Take every line from the first down to the line with "var font = 'Liberation" and set it down exactly, without the pictures.
# # #
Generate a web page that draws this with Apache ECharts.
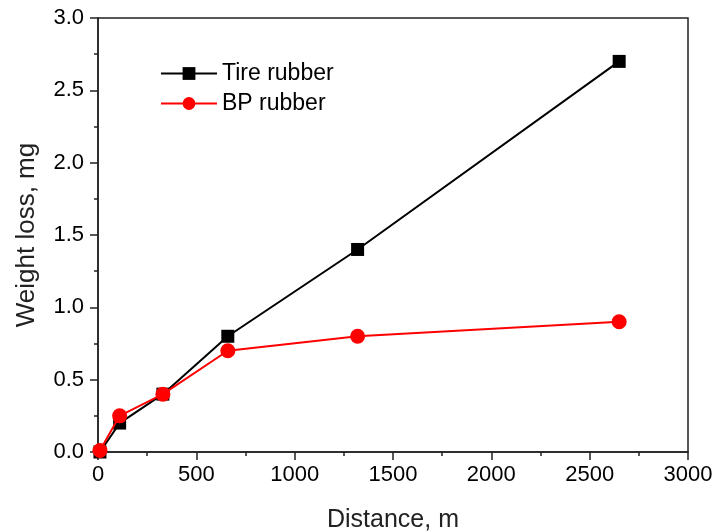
<!DOCTYPE html>
<html>
<head>
<meta charset="utf-8">
<script src="https://cdn.jsdelivr.net/npm/echarts@6/dist/echarts.min.js"></script>
<style>
  html, body { margin: 0; padding: 0; background: #fff; }
  #main { width: 715px; height: 531px; }
</style>
</head>
<body>
<div id="main"></div>
<script>
// data
var distance = [10, 110, 330, 660, 1320, 2650];
var tireLoss = [0.0, 0.2, 0.4, 0.8, 1.4, 2.7];
var bpLoss = [0.01, 0.25, 0.4, 0.7, 0.8, 0.9];
var seriesNames = ['Tire rubber', 'BP rubber'];

function pairs(xs, ys) {
	var out = [];
	for (var i = 0; i < xs.length; i++) {
		out.push([xs[i], ys[i]]);
	}
	return out;
}

var myChart = echarts.init(document.getElementById('main'));
var font = 'Liberation Sans, Arial, sans-serif';

myChart.setOption({
	animation: false,
	textStyle: { fontFamily: font },
	grid: {
		left: 98, top: 18, right: 27, bottom: 79,
		outerBoundsMode: 'none', containLabel: false,
		show: true, borderColor: '#222', borderWidth: 1.5, backgroundColor: 'transparent'
	},
	legend: {
		orient: 'vertical',
		left: 155, top: 57,
		itemWidth: 56, itemHeight: 16, itemGap: 7,
		textStyle: { fontSize: 23, color: '#000', fontFamily: font },
		data: seriesNames
	},
	xAxis: {
		type: 'value', min: 0, max: 3000, interval: 500,
		name: 'Distance, m', nameLocation: 'middle', nameGap: 56,
		nameTextStyle: { fontSize: 25, color: '#222', fontFamily: font },
		axisLine: { lineStyle: { color: '#222', width: 1.5 } },
		axisTick: { show: true, inside: false, length: 8, lineStyle: { color: '#222', width: 1.5 } },
		minorTick: { show: true, splitNumber: 2, length: 4, lineStyle: { color: '#222', width: 1.5 } },
		axisLabel: {
			fontSize: 22, color: '#000', margin: 12,
			formatter: function (v) { return String(v); }
		},
		splitLine: { show: false }
	},
	yAxis: {
		type: 'value', min: 0, max: 3, interval: 0.5,
		name: 'Weight loss, mg', nameLocation: 'middle', nameGap: 58,
		nameTextStyle: { fontSize: 26, color: '#222', fontFamily: font },
		axisLine: { show: true, lineStyle: { color: '#222', width: 1.5 } },
		axisTick: { show: true, inside: false, length: 8, lineStyle: { color: '#222', width: 1.5 } },
		minorTick: { show: true, splitNumber: 2, length: 4, lineStyle: { color: '#222', width: 1.5 } },
		axisLabel: {
			fontSize: 22, color: '#000', margin: 14,
			formatter: function (v) { return v.toFixed(1); }
		},
		splitLine: { show: false }
	},
	series: [{
		name: seriesNames[0],
		type: 'line',
		data: pairs(distance, tireLoss),
		symbol: 'rect', symbolSize: 13,
		itemStyle: { color: '#000' },
		lineStyle: { color: '#000', width: 2 },
		z: 2
	}, {
		name: seriesNames[1],
		type: 'line',
		data: pairs(distance, bpLoss),
		symbol: 'circle', symbolSize: 15,
		itemStyle: { color: '#ff0000' },
		lineStyle: { color: '#ff0000', width: 2 },
		z: 3
	}]
});
</script>
</body>
</html>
# # #
■ **EXERCISE RESPONSE**:
Generate a web page that draws this with Apache ECharts.
<!DOCTYPE html>
<html>
<head>
<meta charset="utf-8">
<script src="https://cdn.jsdelivr.net/npm/echarts@6/dist/echarts.min.js"></script>
<style>
  html, body { margin: 0; padding: 0; background: #fff; }
  #main { width: 715px; height: 531px; }
</style>
</head>
<body>
<div id="main"></div>
<script>
// data
var distance = [10, 110, 330, 660, 1320, 2650];
var tireLoss = [0.0, 0.2, 0.4, 0.8, 1.4, 2.7];
var bpLoss = [0.01, 0.25, 0.4, 0.7, 0.8, 0.9];
var seriesNames = ['Tire rubber', 'BP rubber'];

function pairs(xs, ys) {
	var out = [];
	for (var i = 0; i < xs.length; i++) {
		out.push([xs[i], ys[i]]);
	}
	return out;
}

var myChart = echarts.init(document.getElementById('main'));
var font = 'Liberation Sans, Arial, sans-serif';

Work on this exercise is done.